Due to the fact that the construction of self-concept is a social process, the culture where children are born and raised will shape how they develop their self-concept and identity. As a result, children in one culture will grow to have a different “self” than children in another culture, because the judgments, beliefs, values, and expectations that parents, teachers, and peers hold and practice are unique to each cultural context (Broderick & Blewitt, 2015).

For instance, although there are shared values and beliefs across cultures, children reared in an individualistic culture, especially in Western societies, such as United States, grow to value autonomy and self-reliance, with emphasis on personal opinions, ideas and experiences, whereas children from collectivist cultures in Eastern societies, e.g., China, are raised to value relatedness to others, loyalty to family, perspective-taking and putting group’s needs above their own (Broderick & Blewitt, 2015).

At the same time however, it is important to note that there are cultural differences within countries, regions, and groups, as well as within individuals and families from the same group.
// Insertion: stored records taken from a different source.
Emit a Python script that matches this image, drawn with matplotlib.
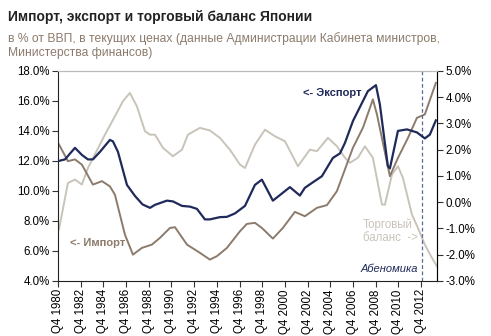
import matplotlib
matplotlib.use('Agg')
import matplotlib.pyplot as plt
from matplotlib.ticker import FuncFormatter

plt.rcParams['font.family'] = ['Liberation Sans', 'DejaVu Sans']

# экспорт, % ВВП (левая ось)
export_t = [1980.84, 1981.37, 1982.25, 1982.86, 1983.39, 1983.83, 1984.45, 1985.33, 1985.6, 1986.04,
            1986.83, 1987.53, 1988.2, 1988.86, 1989.3, 1990.35, 1990.88, 1991.68, 1992.4, 1993.0,
            1993.7, 1994.14, 1995.02, 1995.64, 1996.35, 1996.79, 1997.23, 1997.67, 1998.11, 1998.72,
            1999.69, 2001.19, 2002.07, 2002.5, 2003.13, 2004.01, 2004.98, 2005.6, 2006.04, 2006.74,
            2008.06, 2008.77, 2009.12, 2009.82, 2010.0, 2010.71, 2011.5, 2012.38, 2013.08, 2013.52, 2014.05]
export_v = [12.0, 12.1, 12.87, 12.4, 12.1, 12.1, 12.6, 13.4, 13.3, 12.6,
            10.4, 9.67, 9.1, 8.87, 9.07, 9.35, 9.3, 9.0, 8.95, 8.8,
            8.1, 8.1, 8.25, 8.27, 8.5, 8.75, 9.0, 9.7, 10.4, 10.75,
            9.35, 10.25, 9.69, 10.2, 10.53, 10.98, 12.2, 12.5, 13.2, 14.65,
            16.65, 17.05, 15.75, 11.65, 11.5, 14.0, 14.1, 13.9, 13.5, 13.75, 14.7]

# импорт, % ВВП (левая ось)
import_t = [1980.84, 1981.63, 1982.25, 1982.86, 1983.83, 1984.63, 1985.33, 1985.77, 1986.65, 1987.36,
            1988.15, 1989.03, 1989.74, 1990.62, 1991.06, 1992.12, 1993.26, 1994.14, 1994.76, 1995.64,
            1996.79, 1997.4, 1998.11, 1998.72, 1999.69, 2000.57, 2001.63, 2002.51, 2003.57, 2004.45,
            2005.33, 2005.78, 2006.74, 2007.62, 2008.24, 2008.5, 2008.86, 2010.0, 2010.71, 2011.59,
            2012.38, 2013.08, 2014.05]
import_v = [13.1, 11.98, 12.1, 11.75, 10.42, 10.65, 10.3, 9.75, 7.09, 5.75,
            6.2, 6.42, 6.87, 7.53, 7.58, 6.42, 5.87, 5.42, 5.65, 6.2,
            7.31, 7.8, 7.87, 7.53, 6.82, 7.53, 8.6, 8.31, 8.87, 9.05,
            9.98, 10.9, 12.87, 14.2, 15.53, 16.1, 15.1, 10.98, 12.2, 13.53,
            14.87, 15.1, 17.2]

# торговый баланс, % ВВП (правая ось)
balance_t = [1980.84, 1981.63, 1982.25, 1982.86, 1983.39, 1984.89, 1985.77, 1986.48, 1987.09, 1987.71,
             1988.42, 1988.86, 1989.3, 1990.0, 1990.88, 1991.68, 1992.2, 1993.26, 1994.14, 1995.02,
             1995.9, 1996.79, 1997.23, 1998.11, 1998.99, 1999.87, 2000.75, 2001.9, 2002.95, 2003.57,
             2004.54, 2005.33, 2006.04, 2006.48, 2007.18, 2007.8, 2008.5, 2009.3, 2009.56, 2010.18,
             2010.71, 2011.15, 2011.94, 2012.47, 2013.08, 2013.7, 2014.14]
balance_v = [-1.04, 0.73, 0.86, 0.67, 1.3, 2.57, 3.27, 3.85, 4.16, 3.65,
             2.7, 2.57, 2.57, 2.07, 1.75, 2.0, 2.57, 2.83, 2.73, 2.45,
             2.0, 1.43, 1.3, 2.19, 2.76, 2.51, 2.32, 1.37, 2.0, 1.94,
             2.45, 2.13, 1.69, 1.5, 1.69, 2.13, 1.69, -0.09, -0.1, 1.05,
             1.37, 0.92, -0.47, -0.98, -1.62, -2.12, -2.44]

tick_years = list(range(1980, 2013, 2))
abenomics = 2012.8

navy = '#1f2a5a'
brown = '#8c7b6c'
light = '#c9c4ba'

fig = plt.figure(figsize=(4.91, 3.36), dpi=100)
ax = fig.add_axes([0.118, 0.164, 0.772, 0.625])
ax2 = ax.twinx()

ax.plot(export_t, export_v, color=navy, lw=1.6, zorder=3)
ax.plot(import_t, import_v, color=brown, lw=1.4, zorder=2)
ax2.plot(balance_t, balance_v, color=light, lw=1.4, zorder=1)
ax.set_zorder(ax2.get_zorder() + 1)
ax.patch.set_visible(False)

ax.axvline(abenomics, color='#5a6a9a', lw=0.9, ls=(0, (3, 2)))

ax.set_xlim(1980.75, 2014.15)
ax.set_ylim(4, 18)
ax2.set_ylim(-3, 5)
ax.set_yticks(range(4, 19, 2))
ax2.set_yticks(range(-3, 6))
ax.yaxis.set_major_formatter(FuncFormatter(lambda v, p: f'{v:.1f}%'))
ax2.yaxis.set_major_formatter(FuncFormatter(lambda v, p: f'{v:.1f}%'))
ax.set_xticks([y + 0.75 for y in tick_years])
ax.set_xticklabels([f'Q4 {y}' for y in tick_years], rotation=90)

for a in (ax, ax2):
    a.tick_params(labelsize=8.3, length=4, width=0.8, color='#333333', pad=2)
    a.spines['top'].set_color('#bbbbbb')
ax.spines['left'].set_color('#222222')
ax.spines['bottom'].set_color('#222222')
ax2.spines['right'].set_color('#666666')
ax2.spines['left'].set_visible(False)
ax2.spines['bottom'].set_visible(False)

ax.text(2002.3, 16.55, '<- Экспорт', color=navy, fontsize=8, fontweight='bold', va='center')
ax.text(1981.8, 6.55, '<- Импорт', color=brown, fontsize=8, fontweight='bold', va='center')
ax.text(2007.6, 7.3, 'Торговый\nбаланс  ->', color=light, fontsize=8.3, va='center', linespacing=1.1)
ax.text(abenomics - 0.3, 4.8, 'Абеномика', color=navy, fontsize=8, style='italic',
        ha='right', va='center')

fig.text(0.016, 0.948, 'Импорт, экспорт и торговый баланс Японии', fontsize=10,
         fontweight='bold', color='#222222', va='center')
fig.text(0.016, 0.865, 'в % от ВВП, в текущих ценах (данные Администрации Кабинета министров,\n'
         'Министерства финансов)', fontsize=8.7, color='#8c7b6c', va='center', linespacing=1.25)

fig.savefig('out.png', dpi=100)
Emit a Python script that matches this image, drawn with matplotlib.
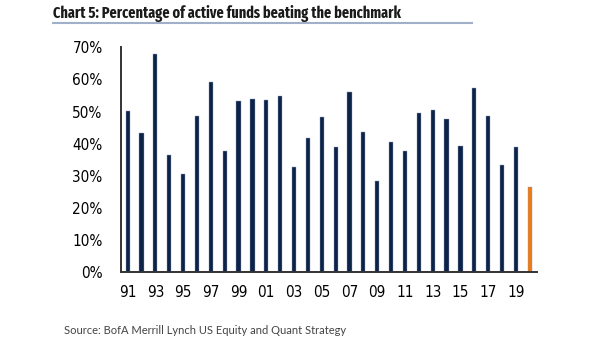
import numpy as np
import matplotlib

matplotlib.use("Agg")
import matplotlib.pyplot as plt
from matplotlib import font_manager
from matplotlib.lines import Line2D

years = list(range(1991, 2021))
pct = [50.3, 43.2, 67.8, 36.4, 30.5, 48.7, 59.1, 37.7, 53.4, 53.8,
       53.7, 55.0, 32.7, 41.7, 48.4, 38.9, 56.1, 43.8, 28.4, 40.6,
       37.8, 49.5, 50.6, 47.8, 39.4, 57.4, 48.7, 33.3, 38.9, 26.4]
tick_years = years[::2]

navy = "#0c2348"
orange = "#ee7a10"
colors = [navy] * (len(years) - 1) + [orange]


def squeeze_rank(f):
    s = str(f.stretch).lower()
    n = f.name.lower()
    if "extra" in s or "ultra" in s or "extracondensed" in n.replace(" ", ""):
        return 3
    if "semi" in s or "semicondensed" in n.replace(" ", ""):
        return 1
    if "condensed" in s or "condensed" in n or "narrow" in n:
        return 2
    return 0


def pick_font(bold, want_rank):
    want = 700 if bold else 400
    best = None
    for f in font_manager.fontManager.ttflist:
        r = squeeze_rank(f)
        if r == 0 or f.style != "normal":
            continue
        w = f.weight if isinstance(f.weight, int) else (700 if "bold" in str(f.weight) else 400)
        score = abs(w - want) + 60 * abs(r - want_rank)
        if best is None or score < best[0]:
            best = (score, f.fname)
    if best is not None:
        return font_manager.FontProperties(fname=best[1])
    return font_manager.FontProperties(family="Liberation Sans",
                                       weight="bold" if bold else "normal")


tick_fp = pick_font(False, 2)
title_fp = pick_font(True, 3)
tick_fp.set_size(11)
title_fp.set_size(12.5)

fig = plt.figure(figsize=(6.05, 3.41), dpi=100)
ax = fig.add_axes([120.7 / 605, 68.7 / 341, 416 / 605, 225 / 341])

x = np.arange(len(years))
ax.bar(x, pct, width=0.3, color=colors, edgecolor="#8fa0bf", linewidth=0.3)

ax.set_xlim(-0.5, len(years) - 0.5)
ax.set_ylim(0, 70)
ax.set_yticks(range(0, 71, 10))
ax.set_yticklabels([f"{v}%" for v in range(0, 71, 10)], fontproperties=tick_fp)
ax.set_xticks(x[::2])
ax.set_xticklabels([f"{y % 100:02d}" for y in tick_years], fontproperties=tick_fp)
ax.tick_params(axis="both", length=0, colors="#000000")
ax.tick_params(axis="x", pad=9)
ax.tick_params(axis="y", pad=13)

for s in ["top", "right"]:
    ax.spines[s].set_visible(False)
for s in ["left", "bottom"]:
    ax.spines[s].set_color("#333333")
    ax.spines[s].set_linewidth(1.4)

title = fig.text(53 / 605, 1 - 13 / 341, "Chart 5: Percentage of active funds beating the benchmark",
                 fontproperties=title_fp, color="#1a1a1a", ha="left", va="center")
# shrink title so it spans the same width as in the original (~350 px)
fig.canvas.draw()
w = title.get_window_extent().width
if w > 355:
    title.set_fontsize(12.5 * 350 / w)

fig.add_artist(Line2D([53 / 605, 472 / 605], [1 - 22.7 / 341] * 2,
                      color="#9fb0c8", linewidth=1.5))

fig.text(64 / 605, 1 - 330 / 341, "Source: BofA Merrill Lynch US Equity and Quant Strategy",
         family=["Lato", "DejaVu Sans"], fontsize=8, color="#444444",
         ha="left", va="center")

fig.savefig("out.png", dpi=100)
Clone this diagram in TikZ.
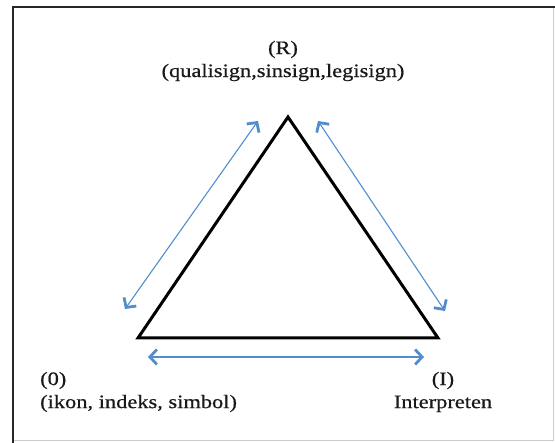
\documentclass[tikz,border=0pt]{standalone}
\usepackage{fontspec}
\setmainfont[FakeStretch=1.18,FakeBold=0.6]{Liberation Serif}
\usetikzlibrary{arrows.meta}
\definecolor{arrblue}{RGB}{84,141,203}
\tikzset{
  tri/.style={line width=3pt, line join=miter, black},
  rel/.style={arrblue, line width=1.1pt, {Straight Barb[length=7pt,width=15pt,line width=2.8pt]}-{Straight Barb[length=7pt,width=15pt,line width=2.8pt]}},
  lbl/.style={font=\fontsize{19}{23}\selectfont, text=black!90, inner sep=0pt, align=center}
}
\begin{document}
\begin{tikzpicture}[x=1pt,y=-1pt]
\useasboundingbox (0,0) rectangle (555,443);
\fill[white] (0,0) rectangle (555,443);
% frame
\draw[gray!40, line width=1pt] (553,7) -- (553,441) -- (13,441);
\draw[black!85, line width=2pt] (13,443) -- (13,7) -- (555,7);
% triangle
\coordinate (R) at (288,117);
\coordinate (O) at (138,338);
\coordinate (I) at (438,338);
\draw[tri] (R) -- (I) -- (O) -- cycle;
% arrows
\coordinate (a1) at (125,309);
\coordinate (a2) at (258,121);
\coordinate (b1) at (318,121);
\coordinate (b2) at (445,311);
\coordinate (c1) at (148,357);
\coordinate (c2) at (424,357);
\draw[rel] (a1) -- (a2);
\draw[rel] (b1) -- (b2);
\draw[rel] (c1) -- (c2);
% labels
\node[lbl] (lR) at (283,61) {(R)\\(qualisign,sinsign,legisign)};
\node[lbl, anchor=west, align=left] (lO) at (40,392) {(0)\\(ikon, indeks, simbol)};
\node[lbl] (lI) at (443,392) {(I)\\Interpreten};
\end{tikzpicture}
\end{document}
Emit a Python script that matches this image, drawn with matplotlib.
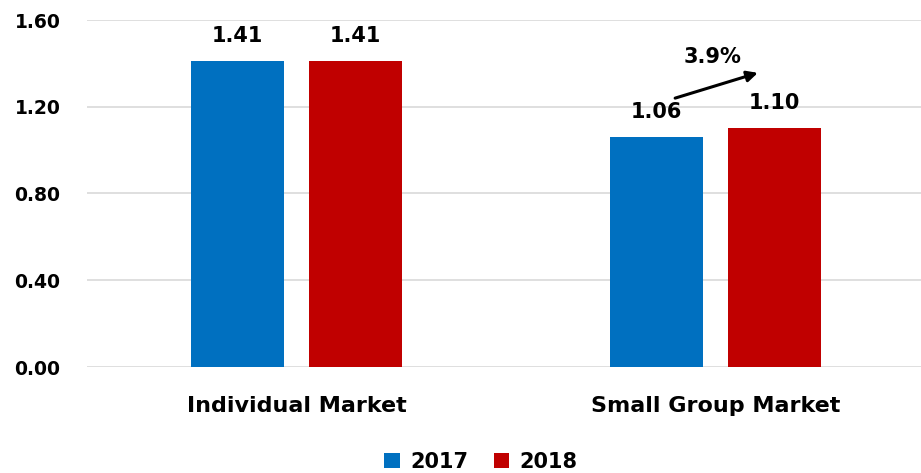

Implications for future practice

As stated above, self-concept is used interchangeably with self-esteem, and self-esteem is directly linked to mental health (Broderick & Blewitt, 2015). As such, it is paramount that counselors are aware of the multiple factors that influence the development of self-concept and identity and that they are cognizant of appropriate ways to effectively deal with issues stemming from low self-esteem.

Identifying low esteem “as if” it were the cause of mental health problems, counselors may direct their interventions to change affect in children (Broderick & Blewitt, 2015). It is hoped that by helping children gain more confidence in themselves and how they feel about themselves, they will perform better socially and academically, their mental health will improve, and their overall self-concept will improve, thus leading to more positive life outcomes.


Broderick, P. C., & Blewitt, P. (2015). The life span: Human development for helping professionals (4th ed.). Upper Saddle River, NJ: Pearson Education.

Estell, D. B., Jones, M. H., Pearl, R., Van Acker, R., Farmer, T. W., & Rodkin, P. C. (2008). Peer groups, popularity, and social preference. Journal of Learning Disabilities, 41(1), 5–14.
Retrieved from the Walden Library databases.

Psaltis, C., Duveen, G., & Perret-Clermont, A.-N. (2009). The social and the psychological: Structure and context in intellectual development. Human Development, 52(5), 291–312.
Retrieved from the Walden Library databases.